Manufacturing had a small 11.5 per cent share in 1950, but this grew to 17.8 per cent in 1970 and then 20.2 per cent in 1990 before slipping to 11.5 per cent in 2013. In 1950, farming and mining, which together constitute the primary sector as their production is based on natural resources, accounted for 5.1 per cent and 21.2 per cent of total value added respectively. By 1970, farming’s share had slipped to the 3 per cent level at which level it has remained in subsequent years. Mining’s share was still a massive 20.7 per cent in 1970 when gold production peaked, but this almost halved to 10.5 per cent in 1990. It was still 9.2 per cent in 2013.

In response to a question from The BRICS Post on whether the SOEs would access finance from the proposed BRICS Development Bank, Gigaba said that this was an option that would be looked at, but the rates charged would have to be competitive with that available to the SOEs in international capital markets.

“Transnet and Eskom have access to the international capital markets, so that sets the bar for what the BRICS Development Bank needs to compete with,” he said.

The BRICS Development Bank was approved at the 2013 BRICS Summit in Durban, South Africa. The next BRICS summit is to be held in Brazil in July 2014, but a firm date has not yet been finalised.

South Africa has been enhancing its trade and investment ties with other BRICS member countries and trade with these countries account for a fifth of South Africa’s total foreign trade.

Transnet recently awarded a R50 billion order for more than 1000 locomotives of which the major beneficiaries were Chinese companies. Eskom’s new power stations, Medupi and Kusile, are being built with Japanese technology as Hitachi is a major supplier.

Ambassador Yoshizawa noted that Japanese government agencies such as the Japan International Cooperation Agency (JICA) and Japan External Trade Organisation (JETRO) were deeply involved in promoting the localisation of Japanese manufactured goods.

“JETRO for instance recently brought a trade delegation of Japanese companies to look at investment in the automotive component sector in South Africa, while there are more than 100 Japanese engineers helping small South African firms raise their productivity so that they are internationally competitive,” he said.

Schweikert pointed out that 70 per cent of GE’s production was outsourced. It was a fallacy to say that large manufacturers such as GE were vertically integrated given this large percentage of procurement.

“Smart companies realise that a core competency is promoting localisation, as that provides a competitive advantage, so we do not just tick the boxes,” he said.

The ISDA has launched a website at which companies can become members.
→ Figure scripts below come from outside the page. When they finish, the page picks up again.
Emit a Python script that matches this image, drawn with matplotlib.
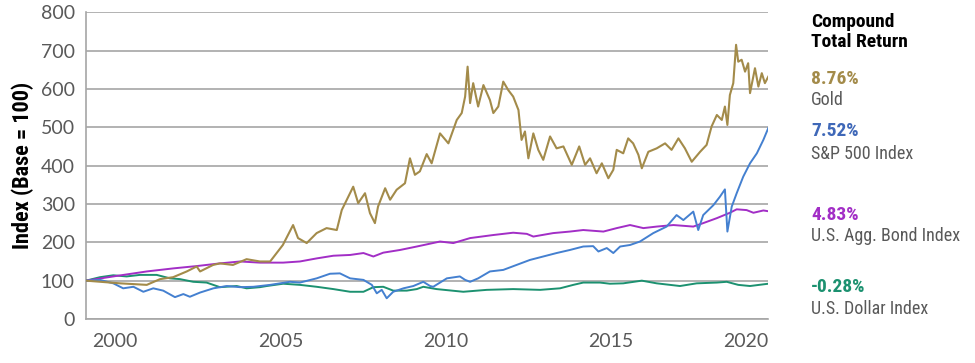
import matplotlib
matplotlib.use("Agg")
import matplotlib.pyplot as plt
from matplotlib import font_manager

installed = set(f.name for f in font_manager.fontManager.ttflist)
narrow = next((f for f in ['Roboto Condensed', 'PT Sans Narrow', 'Open Sans Condensed',
                           'Fira Sans Condensed', 'Lato'] if f in installed), 'DejaVu Sans')
plt.rcParams['font.family'] = ['Lato', 'DejaVu Sans']

# values (index, base = 100), x in decimal years
gold_x = [1999.00, 2000.10, 2000.96, 2001.39, 2001.81, 2002.25, 2002.57, 2002.68, 2003.10,
          2003.32, 2003.74, 2004.18, 2004.61, 2004.94, 2005.35, 2005.68, 2005.84, 2006.12,
          2006.44, 2006.76, 2007.09, 2007.25, 2007.62, 2007.78, 2008.00, 2008.16, 2008.32,
          2008.42, 2008.65, 2008.81, 2009.02, 2009.29, 2009.45, 2009.61, 2009.77, 2009.99,
          2010.15, 2010.42, 2010.69, 2010.96, 2011.12, 2011.23, 2011.31, 2011.39, 2011.49,
          2011.65, 2011.82, 2012.03, 2012.14, 2012.30, 2012.46, 2012.62, 2012.78, 2012.95,
          2013.05, 2013.16, 2013.27, 2013.43, 2013.59, 2013.75, 2013.97, 2014.18, 2014.40,
          2014.67, 2014.91, 2015.10, 2015.26, 2015.47, 2015.64, 2015.85, 2016.01, 2016.12,
          2016.33, 2016.49, 2016.65, 2016.82, 2016.93, 2017.14, 2017.41, 2017.68, 2017.89,
          2018.11, 2018.32, 2018.54, 2018.81, 2019.02, 2019.18, 2019.35, 2019.51, 2019.61,
          2019.69, 2019.77, 2019.88, 2019.97, 2020.04, 2020.15, 2020.26, 2020.36, 2020.42,
          2020.58, 2020.69, 2020.80, 2020.90, 2021.01]
gold = [100, 93, 89, 104, 109, 124, 137, 124, 141,
        145, 141, 156, 150, 150, 193, 245, 211, 198,
        224, 237, 232, 284, 345, 302, 328, 276, 250,
        293, 341, 311, 337, 354, 419, 376, 385, 430,
        406, 484, 458, 519, 537, 580, 658, 563, 615,
        554, 610, 571, 537, 554, 619, 597, 580, 545,
        467, 489, 419, 484, 441, 415, 476, 445, 450,
        402, 450, 402, 419, 380, 406, 367, 389, 441,
        432, 471, 458, 428, 393, 436, 445, 458, 441,
        471, 445, 410, 436, 454, 502, 532, 519, 554,
        506, 584, 615, 715, 671, 676, 645, 667, 589,
        654, 606, 641, 615, 632]

sp_x = [1999.00, 1999.45, 1999.88, 2000.20, 2000.53, 2000.85, 2001.17, 2001.49, 2001.87,
        2002.14, 2002.35, 2002.68, 2003.11, 2003.54, 2003.97, 2004.40, 2004.94, 2005.58,
        2005.90, 2006.44, 2006.87, 2007.19, 2007.52, 2007.95, 2008.22, 2008.38, 2008.54,
        2008.70, 2008.91, 2009.24, 2009.56, 2009.88, 2010.10, 2010.20, 2010.64, 2011.06,
        2011.23, 2011.39, 2011.65, 2012.03, 2012.46, 2012.89, 2013.32, 2013.75, 2014.18,
        2014.61, 2015.04, 2015.36, 2015.53, 2015.80, 2016.01, 2016.23, 2016.55, 2016.87,
        2017.30, 2017.73, 2018.05, 2018.27, 2018.59, 2018.75, 2018.91, 2019.24, 2019.45,
        2019.61, 2019.69, 2019.83, 2019.99, 2020.20, 2020.42, 2020.64, 2020.85, 2021.01]
sp500 = [100, 102, 93, 80, 84, 71, 80, 74, 57,
         65, 58, 69, 80, 86, 83, 84, 89, 97,
         95, 106, 118, 119, 106, 102, 89, 67, 76,
         54, 71, 80, 86, 97, 86, 84, 106, 111,
         102, 97, 106, 124, 128, 141, 154, 163, 172,
         180, 189, 190, 176, 185, 172, 189, 193, 202,
         224, 241, 271, 258, 280, 232, 271, 297, 319,
         338, 228, 293, 328, 371, 406, 432, 467, 498]

bond_x = [1999.00, 1999.88, 2000.96, 2001.82, 2002.57, 2003.32, 2003.97, 2004.61, 2005.36,
          2005.90, 2006.44, 2006.98, 2007.52, 2007.95, 2008.27, 2008.59, 2009.13, 2009.67,
          2010.42, 2010.85, 2011.39, 2012.14, 2012.78, 2013.22, 2013.43, 2014.07, 2014.61,
          2015.04, 2015.69, 2016.12, 2016.55, 2016.98, 2017.41, 2017.95, 2018.59, 2018.91,
          2019.35, 2019.77, 2019.99, 2020.31, 2020.53, 2020.85, 2021.01]
bond = [100, 111, 124, 132, 138, 145, 150, 147, 147,
        150, 158, 165, 167, 172, 163, 173, 180, 189,
        202, 198, 211, 219, 225, 222, 215, 224, 228,
        232, 228, 237, 245, 237, 241, 245, 241, 250,
        263, 277, 286, 284, 277, 283, 281]

usd_x = [1999.00, 1999.45, 1999.88, 2000.31, 2000.74, 2001.28, 2001.71, 2002.03, 2002.46,
         2002.89, 2003.32, 2003.86, 2004.18, 2004.61, 2004.83, 2005.36, 2005.90, 2006.44,
         2006.98, 2007.52, 2007.95, 2008.27, 2008.59, 2008.91, 2009.35, 2009.67, 2009.88,
         2010.31, 2011.17, 2011.93, 2012.78, 2013.65, 2014.29, 2014.72, 2015.04, 2015.58,
         2015.90, 2016.33, 2016.93, 2017.41, 2018.16, 2018.70, 2019.35, 2019.67, 2020.04,
         2020.42, 2021.01]
usd = [100, 109, 114, 111, 115, 115, 106, 104, 97,
       95, 83, 86, 80, 83, 86, 92, 89, 84,
       78, 71, 71, 83, 84, 74, 74, 78, 84,
       78, 71, 76, 78, 76, 80, 89, 95, 95,
       92, 93, 100, 93, 86, 93, 95, 97, 89,
       86, 92]

year_labels = ['2000', '2005', '2010', '2015', '2020']
year_pos = [1999.94, 2005.29, 2010.61, 2015.94, 2020.29]

returns = ['8.76%', '7.52%', '4.83%', '-0.28%']
names = ['Gold', 'S&P 500 Index', 'U.S. Agg. Bond Index', 'U.S. Dollar Index']

c_gold = '#A38B4A'
c_sp = '#4480D0'
c_bond = '#A22EC6'
c_usd = '#1C9170'
colors = [c_gold, '#3F68B8', c_bond, c_usd]
grey = '#595959'

fig = plt.figure(figsize=(9.75, 3.63), dpi=100)
ax = fig.add_axes([86 / 975, 1 - 319 / 363, 682 / 975, 306.8 / 363])

ax.plot(usd_x, usd, color=c_usd, lw=1.4, zorder=3)
ax.plot(bond_x, bond, color=c_bond, lw=1.4, zorder=4)
ax.plot(sp_x, sp500, color=c_sp, lw=1.4, zorder=5)
ax.plot(gold_x, gold, color=c_gold, lw=1.5, zorder=6)

ax.set_xlim(1999.0, 2021.0)
ax.set_ylim(0, 800)
ax.set_yticks(range(0, 801, 100))
ax.set_xticks(year_pos)
ax.set_xticklabels(year_labels)
ax.grid(axis='y', color='#A6A6A6', lw=1.2)
ax.set_axisbelow(True)
for s in ['top', 'right']:
    ax.spines[s].set_visible(False)
ax.spines['left'].set_color('#A6A6A6')
ax.spines['bottom'].set_color('#A6A6A6')
ax.spines['left'].set_linewidth(1.2)
ax.spines['bottom'].set_linewidth(1.2)
ax.tick_params(length=0, labelsize=14, labelcolor=grey, pad=10)
ax.tick_params(axis='y', pad=8)
ax.set_ylabel('Index (Base = 100)', fontsize=16, fontweight='bold', color='black',
              labelpad=5, family=[narrow, 'DejaVu Sans'])

tx = 811 / 975
fig.text(tx, 1 - 13 / 363, 'Compound\nTotal Return', fontsize=14, fontweight='bold',
         color='black', va='top', linespacing=1.15, family=[narrow, 'DejaVu Sans'])
val_y = [79, 131, 215, 287]
name_y = [100, 154, 236, 309]
for r, n, c, yv, yn in zip(returns, names, colors, val_y, name_y):
    fig.text(tx, 1 - yv / 363, r, fontsize=14, fontweight='bold', color=c, va='center',
             family=[narrow, 'DejaVu Sans'])
    fig.text(tx, 1 - yn / 363, n, fontsize=13, color=grey, va='center',
             family=[narrow, 'DejaVu Sans'])

fig.savefig('out.png', dpi=100)
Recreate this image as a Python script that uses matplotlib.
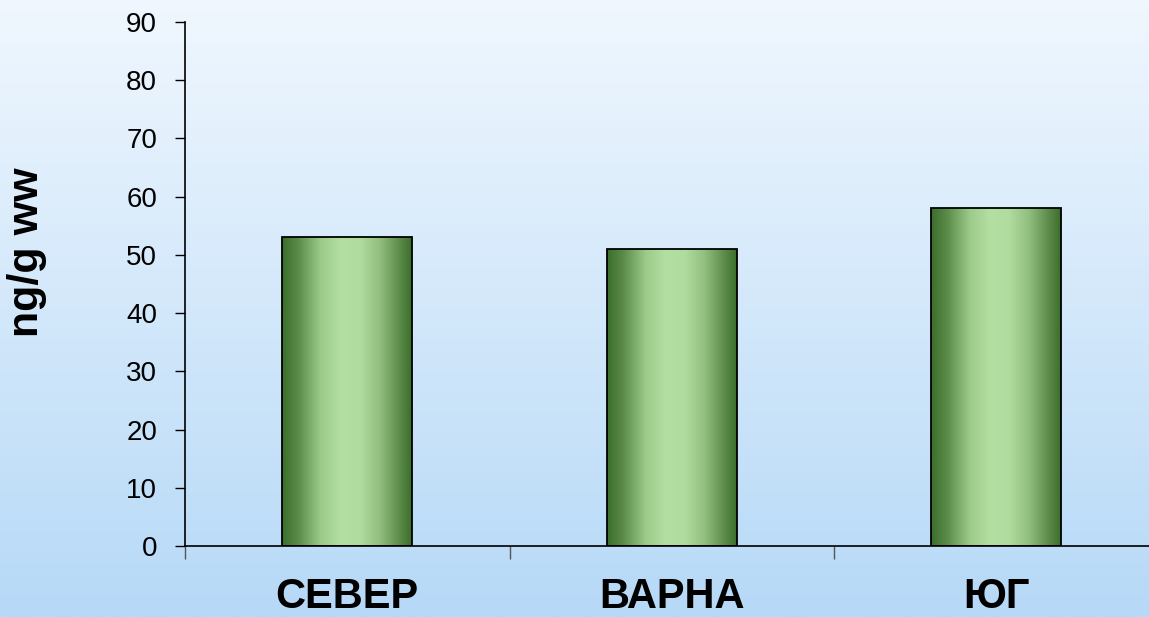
import numpy as np
import matplotlib.pyplot as plt
from matplotlib.colors import LinearSegmentedColormap

# Dados
regioes = ['СЕВЕР', 'ВАРНА', 'ЮГ']
valores = [53, 51, 58]
yticks = list(range(0, 91, 10))

plt.rcParams['font.family'] = ['Liberation Sans', 'DejaVu Sans']

fig = plt.figure(figsize=(11.49, 6.17), dpi=100)

# Fundo com degradê vertical
fundo = fig.add_axes([0, 0, 1, 1], zorder=-1)
cmap_fundo = LinearSegmentedColormap.from_list('fundo', ['#b6d9f7', '#f0f7fe'])
grad = np.linspace(0, 1, 256).reshape(-1, 1)
fundo.imshow(grad, aspect='auto', cmap=cmap_fundo, origin='lower', extent=[0, 1, 0, 1])
fundo.set_axis_off()

ax = fig.add_axes([185 / 1149, 71 / 617, 973.5 / 1149, 524 / 617])
ax.set_facecolor('none')

# Barras com degradê horizontal (efeito cilíndrico)
cmap_barra = LinearSegmentedColormap.from_list('barra', [
    (0.0, '#3b6e2c'), (0.12, '#5a8a48'), (0.3, '#9ccb8a'), (0.45, '#b3dfa2'),
    (0.6, '#b0dc9f'), (0.75, '#93c080'), (0.9, '#5e8d4c'), (1.0, '#3b6e2c')])
x = np.arange(len(regioes))
largura = 0.4
barras = ax.bar(x, valores, width=largura, facecolor='none', edgecolor='black', linewidth=1.3, zorder=3)
grad_h = np.linspace(0, 1, 256).reshape(1, -1)
for b in barras:
    x0, y0 = b.get_x(), b.get_y()
    im = ax.imshow(grad_h, aspect='auto', cmap=cmap_barra,
                   extent=[x0, x0 + b.get_width(), y0, y0 + b.get_height()], zorder=2)
    im.set_clip_path(b)

ax.set_xlim(-0.5, 2.5)
ax.set_ylim(0, 90)
ax.set_yticks(yticks)
ax.tick_params(axis='y', labelsize=20, length=7, width=1, pad=13)

ax.set_xticks(x)
ax.set_xticklabels(regioes, fontsize=30, fontweight='bold')
ax.set_xticks(np.arange(-0.5, 3, 1), minor=True)
ax.tick_params(axis='x', which='major', length=0, pad=22)
ax.tick_params(axis='x', which='minor', length=9, width=1, color='#555555')

for lado in ['top', 'right']:
    ax.spines[lado].set_visible(False)
for lado in ['left', 'bottom']:
    ax.spines[lado].set_linewidth(1.2)

fig.text(27 / 1149, 1 - 252 / 617, 'ng/g ww', rotation=90, ha='center', va='center',
         fontsize=31, fontweight='bold')

fig.savefig('out.png', dpi=100)
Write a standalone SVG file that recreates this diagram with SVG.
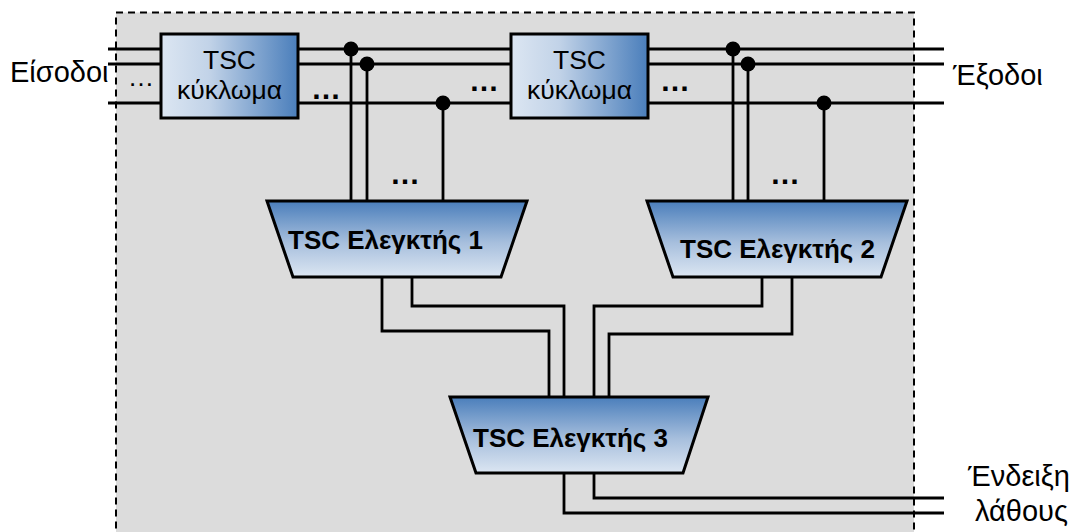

It will shortly undertake roadshows to all nine provinces in South Africa, so that companies from Alexander Bay to Zeerust have access to ISDA offices.

Gigaba said that government procurement would be centralised so that the scourges of corruption and nepotism would be eliminated.

“Winning a tender will therefore not depend on who you know, but rather on how competitive your service or product is,” he said.

The ISDA board would have members focusing on needs of women, youth and people with disabilities.

“Government procurement must have clear goals in terms of promoting female-owned companies. Tender rules must be clearly stipulated to give small businesses a chance, so that they can win tenders and build their businesses to enable them to export,” Gigaba concluded.